Working in direct carving, Benoit Fleury follows the internal lines of the wood, its veins, torsions and accidents. From this attentive listening arises an organic evidence, the sculptures seeming to surface on their own, as if released from what prevented their appearance. The simplicity of the lines is never minimalism but a form of refinement that allows movement to breathe and emotion to emerge.

 

His work is built on a founding tension: the roughness of raw wood with its knots, burns and crevices converses with the purity of sculpted surfaces. This duality continues in his lost‑wax bronzes, where dark, charred areas meet polished highlights that evoke gold. Shadow and light, chaos and order, wound and softness form the artist’s signature.

As an heir to Brancusi, Hepworth, Moore and Isamu Noguchi in his search for essential form and his refusal of anecdote, he also joins the concerns of Arte Povera, particularly Giuseppe Penone, for whom wood is a living organism bearing memory.

The use of burnt material, recalling the experiments of David Nash or the silhouettes of Christian Lapie, has nothing spectacular in Fleury’s practice; it simply belongs to a process of revelation, a way of placing in tension the scar left by forest fires on vegetation.

Giving a second life to wounded wood, revealing the beauty of a burnt fragment, transforming a root into movement: this is the strength of Benoit Fleury.

His sculptures carry the memory of landscapes, rescued fragments, transfigured remnants, and possess an almost archaeological dimension. Each piece becomes a witness, a portion of the world brought back into the light.

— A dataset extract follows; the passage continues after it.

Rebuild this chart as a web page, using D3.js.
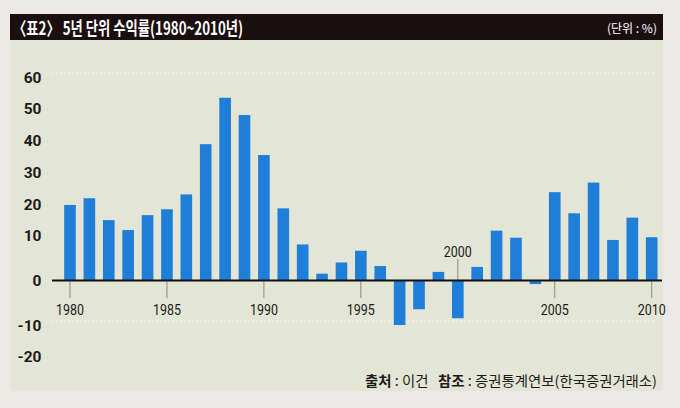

Through the nobility of the materials, the density of textures and the strength of the silhouettes, his works, with their natural palette of deep browns, blacks, golds and mineral greys, harmonize with contemporary architecture while bringing an organic warmth.

For about ten years, Benoit Fleury has exhibited in numerous international salons and events, and his work is now represented by several French galleries.